What would he have made of our modern forms of communications: twittering, tweeting and blogging, films in three dimensions and the live-streaming of You Tube and the rest of the new-dimension of the internet? I think he would have engaged heartily with all of these things as new ways to tell stories, even though he would have had censure his wonderful erudition for the brevity much of this new ‘information highway’ is best suited to.
And what does any of this have to do with whales and dolphins? Well, at the same time that Dickens was trying to open the eyes (and the purses) of those around him to the inhumanity of man to man, so animal suffering was also starting to be recognised and addressed and, in fact, Dickens was again in the vanguard of this reform. In 1824 the Royal Society for the Protection of Animals was formed and Dickens was both a member and a great supporter.
Bill Sykes the principal villain in Oliver Twist is famously cruel to his poor but faithful dog, Bullseye, as well as abusive and bullying to all around him, culminating in the awful murder of his lover, Nancy. Animal cruelty appears again in Great Expectations where the very unpleasant character Bentley Drummle mistreats his horse, an activity that eventually causes his death. Dickens clearly recognised the link between mistreatment of animals and cruelty to people.
For some critics, Dickens’ characters are too simple. They compare them unfavourably with the better-fleshed out and sophisticated individuals drawn by other later authors; but my goodness he could tell a story. So, one lesson for those of us trying to achieve improved protection of animals that are suffering in a world dangerously overly-burdened by the unsustainable needs of our own expanding and self-obsessed population may be that we too need to use compelling stories. We need to engage the attention of our fellows and show them why they should care.
Fortunately, in the UK we no longer have workhouses and helpings of gruel being doled out, but we did witness terrible things in 2011, including unprecedented civil strife and growing unemployment and, elsewhere in the world, things every bit as terrible as those in the streets of Dickens’s world continue. Against this backdrop of human strife, we have to show people enough about the animals that they will care about them; understand the importance of saving the societies of cetaceans and, ultimately speak out for those beings that – despite their sophistication - cannot do so for themselves.

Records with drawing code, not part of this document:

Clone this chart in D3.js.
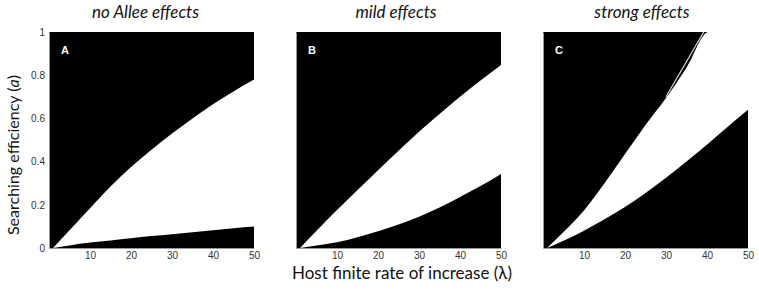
<!DOCTYPE html>
<html>
<head>
<meta charset="utf-8">
<script src="https://cdn.jsdelivr.net/npm/d3@7"></script>
<style>
  body { margin: 0; background: #fff; }
  svg { display: block; }
</style>
</head>
<body>
<svg id="chart" width="759" height="291"></svg>
<script>
const titles = ['no Allee effects', 'mild effects', 'strong effects'];
const panelLetters = ['A', 'B', 'C'];
const xTicks = [10, 20, 30, 40, 50];
const yTicks = [0, 0.2, 0.4, 0.6, 0.8, 1];

// edges of the white region (lambda, lower a, upper a)
const lambdaA = [1, 5, 10, 15, 20, 25, 30, 35, 40, 45, 50];
const upperA = [0, 0.082, 0.184, 0.285, 0.375, 0.455, 0.53, 0.60, 0.665, 0.725, 0.78];
const lowerA = [0, 0.012, 0.025, 0.035, 0.045, 0.055, 0.064, 0.073, 0.082, 0.091, 0.099];

const lambdaB = [1, 5, 10, 15, 20, 25, 30, 35, 40, 45, 50];
const upperB = [0, 0.08, 0.176, 0.268, 0.36, 0.45, 0.538, 0.62, 0.70, 0.775, 0.847];
const lowerB = [0, 0.012, 0.027, 0.05, 0.077, 0.109, 0.145, 0.187, 0.236, 0.287, 0.343];

const lambdaC = [1, 5, 10, 15, 20, 25, 30, 35, 40.4, 45, 50];
const upperC = [0, 0.074, 0.174, 0.30, 0.435, 0.57, 0.695, 0.835, 1, 1, 1];
const lowerC = [0, 0.033, 0.08, 0.133, 0.19, 0.255, 0.325, 0.40, 0.485, 0.56, 0.64];

// thin light streak inside the black of panel C
const streakLambda = [30, 39.2];
const streakA = [0.70, 1];

const panels = [
    { lambda: lambdaA, upper: upperA, lower: lowerA },
    { lambda: lambdaB, upper: upperB, lower: lowerB },
    { lambda: lambdaC, upper: upperC, lower: lowerC, streak: true }
];

const svg = d3.select('#chart');
const top0 = 32, bottom0 = 248, pw = 205;
const lefts = [49, 296, 543];
const titleX = [145.5, 396, 642];

const y = d3.scaleLinear().domain([0, 1]).range([bottom0, top0]);

panels.forEach((p, i) => {
    const x = d3.scaleLinear().domain([0, 50]).range([0, pw]);
    const g = svg.append('g').attr('transform', `translate(${lefts[i]},0)`);

    g.append('rect')
        .attr('x', 0)
        .attr('y', top0)
        .attr('width', pw)
        .attr('height', bottom0 - top0)
        .attr('fill', '#000');

    const rows = p.lambda.map((l, j) => ({ l: l, lo: p.lower[j], hi: p.upper[j] }));
    const area = d3.area()
        .x(d => x(d.l))
        .y0(d => y(d.lo))
        .y1(d => y(d.hi))
        .curve(d3.curveMonotoneX);

    g.append('path')
        .datum(rows)
        .attr('d', area)
        .attr('fill', '#fff');

    if (p.streak) {
        const line = d3.line().x(d => x(d[0])).y(d => y(d[1]));
        g.append('path')
            .datum(d3.zip(streakLambda, streakA))
            .attr('d', line)
            .attr('stroke', '#ddd')
            .attr('stroke-width', 1.2)
            .attr('fill', 'none');
    }

    // axes
    const xAxis = g.append('g')
        .attr('transform', `translate(0,${bottom0})`)
        .call(d3.axisBottom(x).tickValues(xTicks).tickSize(0).tickPadding(4));
    const yAxis = g.append('g')
        .call(d3.axisLeft(y).tickValues(yTicks).tickSize(0).tickPadding(4)
            .tickFormat(i === 0 ? d3.format('') : () => ''));

    [xAxis, yAxis].forEach(a => {
        a.select('.domain').attr('stroke', '#999').attr('stroke-width', 1);
        a.selectAll('text')
            .attr('font-family', 'Liberation Sans, Arial, sans-serif')
            .attr('font-size', 10)
            .attr('fill', '#333');
    });

    g.append('text')
        .attr('x', 12)
        .attr('y', 54)
        .attr('fill', '#fff')
        .attr('font-family', 'Liberation Sans, Arial, sans-serif')
        .attr('font-weight', 'bold')
        .attr('font-size', 11)
        .text(panelLetters[i]);

    svg.append('text')
        .attr('x', titleX[i])
        .attr('y', 18)
        .attr('text-anchor', 'middle')
        .attr('font-family', 'Lato, sans-serif')
        .attr('font-style', 'italic')
        .attr('font-size', 17)
        .attr('fill', '#111')
        .text(titles[i]);
});

svg.append('text')
    .attr('transform', 'rotate(-90)')
    .attr('x', -155)
    .attr('y', 19)
    .attr('text-anchor', 'middle')
    .attr('font-family', 'Lato, sans-serif')
    .attr('font-size', 16)
    .attr('fill', '#111')
    .html('Searching efficiency (<tspan font-style="italic">a</tspan>)');

svg.append('text')
    .attr('x', 402)
    .attr('y', 279)
    .attr('text-anchor', 'middle')
    .attr('font-family', 'Lato, sans-serif')
    .attr('font-size', 17)
    .attr('fill', '#111')
    .text('Host finite rate of increase (λ)');
</script>
</body>
</html>
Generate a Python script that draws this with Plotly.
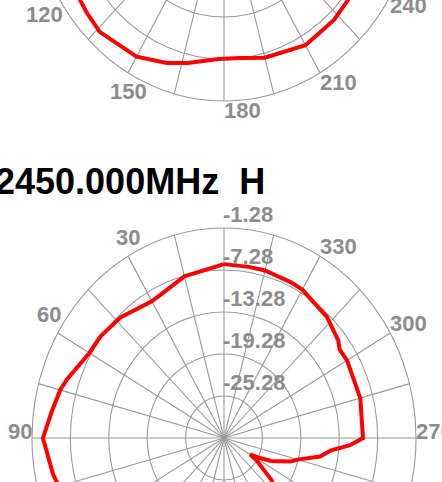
import numpy as np
import plotly.graph_objects as go

# ---------------- data ----------------
title_text = "2450.000MHz\u00a0\u00a0H"

# lower chart (2450.000MHz H): angle in degrees (0 at top, counter-clockwise), gain in dB
h_angle = [0, 9, 15, 23, 30, 43, 53, 60, 71, 75, 82, 90, 101, 105, 120, 150, 180, 210,
           225, 231, 238, 240, 243, 246, 252, 255, 260, 264, 267, 270, 285, 300, 305,
           308, 317, 330, 335, 345, 351, 360]
h_gain = [-6.44, -7.13, -7.37, -8.33, -8.72, -7.67, -7.13, -6.98, -5.39, -4.79, -4.10,
          -2.99, -4.07, -4.58, -6.68, -10.88, -13.88, -16.88, -19.88, -21.68, -25.28,
          -26.57, -24.98, -23.24, -20.42, -19.34, -16.04, -14.45, -11.57, -9.56, -9.23,
          -9.08, -9.23, -8.63, -7.67, -6.80, -6.71, -6.50, -6.53, -6.44]

# upper chart (only its lower part is visible)
u_angle = [112, 125, 129, 136, 150, 160, 167, 178, 186, 195, 210, 223, 231, 245]
u_gain = [-4.28, -3.92, -3.68, -3.32, -3.95, -5.12, -6.05, -7.28, -7.28, -6.62, -5.84,
          -6.08, -6.41, -6.68]

radial_ticks = [-1.28, -7.28, -13.28, -19.28, -25.28]
radial_min = -31.28
angle_ticks = [30, 60, 90, 120, 150, 180, 210, 240, 270, 300, 330]
spoke_step = 15

# ---------------- geometry / style ----------------
CX = 224
LOWER_CY = 438
UPPER_CY = -109
RX, RY = 192, 210
W, H = 442, 482
GRID = "#9a9a9a"
LABEL = "#8c8c8c"
FONT = "Liberation Sans, Arial, sans-serif"
LSIZE = 22
radial_max = max(radial_ticks)


def rho(g):
    return (np.asarray(g, float) - radial_min) / (radial_max - radial_min)


def to_xy(angle, gain, cy):
    t = np.radians(np.asarray(angle, float))
    r = rho(gain)
    return CX - r * RX * np.sin(t), cy - r * RY * np.cos(t)


fig = go.Figure()
shapes = []
for cy in (LOWER_CY, UPPER_CY):
    for tv in radial_ticks:
        r = rho(tv)
        shapes.append(dict(type="circle", xref="x", yref="y", x0=CX - r * RX, x1=CX + r * RX,
                           y0=cy - r * RY, y1=cy + r * RY, line=dict(color=GRID, width=1.1),
                           layer="below"))
    for a in range(0, 360, spoke_step):
        x1, y1 = to_xy([a], [radial_max], cy)
        shapes.append(dict(type="line", xref="x", yref="y", x0=CX, y0=cy, x1=x1[0], y1=y1[0],
                           line=dict(color=GRID, width=1.1), layer="below"))

annotations = []
lab_font = dict(family=FONT, size=LSIZE, color=LABEL, weight="bold")
cap_h = 18


def angle_label_center(a, text, cy):
    px, py = to_xy([a], [radial_max], cy)
    s, c = np.sin(np.radians(a)), np.cos(np.radians(a))
    w = 0.556 * LSIZE * len(text)
    hx = w * (0.5 - max(s, 0.0))
    gap = 9.5 if s > 0.1 else 0.5
    if c > 0.1:
        vy = -(cap_h / 2 + gap)
    elif c < -0.1:
        vy = cap_h / 2 + gap
    else:
        vy = -7
    return px[0] + hx, py[0] + vy


for cy in (LOWER_CY, UPPER_CY):
    for a in angle_ticks:
        lx, ly = angle_label_center(a, str(a), cy)
        annotations.append(dict(text=str(a), x=lx, y=ly, xref="x", yref="y", xanchor="center",
                                yanchor="middle", showarrow=False, font=lab_font))

# radial tick labels on the lower chart (just above each ring, right of the 0-degree axis)
rx_, ry_ = to_xy([0] * len(radial_ticks), radial_ticks, LOWER_CY)
for v, x, y in zip(radial_ticks, rx_, ry_):
    annotations.append(dict(text=f"{v:.2f}", x=x - 3, y=y - 14, xref="x", yref="y",
                            xanchor="left", yanchor="middle", showarrow=False, font=lab_font))

annotations.append(dict(text=title_text, xref="paper", yref="paper", x=-7 / W, y=1 - 181 / H,
                        xanchor="left", yanchor="middle", showarrow=False,
                        font=dict(family=FONT, size=36, color="black", weight="bold")))

# pattern curves
for ang, gain, cy in ((u_angle, u_gain, UPPER_CY), (h_angle, h_gain, LOWER_CY)):
    x, y = to_xy(ang, gain, cy)
    fig.add_trace(go.Scatter(x=x, y=y, mode="lines", line=dict(color="#ff0000", width=4),
                             hoverinfo="skip", showlegend=False))

fig.update_layout(
    width=W, height=H, margin=dict(l=0, r=0, t=0, b=0),
    paper_bgcolor="white", plot_bgcolor="white", shapes=shapes, annotations=annotations,
    xaxis=dict(range=[0, W], visible=False, fixedrange=True),
    yaxis=dict(range=[H, 0], visible=False, fixedrange=True),
)

fig.write_html("out.html", config={"displayModeBar": False},
               post_script="document.body.style.margin='0';")
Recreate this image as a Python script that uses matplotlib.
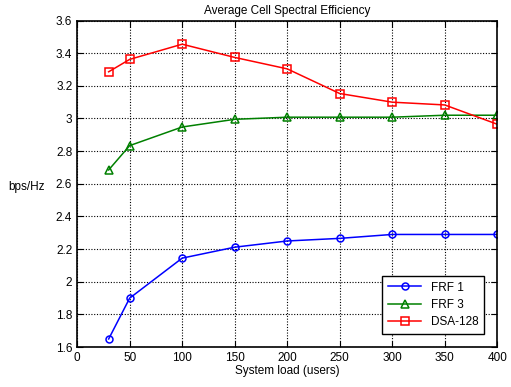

This is not going to be at all easy (it wasn’t easy before economies started to falter), but through our knowledge of these animals (including our adoption schemes) we have the opportunity for people to learn to know individual animals and their communities and for their very specific stories to be told. Whales and dolphins are also animals that can captivate our attention. Real encounters are rarely forgotten.
We have stories to tell, characters to bring to an eager public and we have a just cause.
I know everyone in WDCS would want to join me in wishing all our supporters and friends around the world a very Happy New Year.
‘…and it was always said of him, that he knew how to keep Christmas well, if any man alive possessed the knowledge. May that be truly said of us, and all of us! And so, as Tiny Tim observed, God Bless Us, Every One!’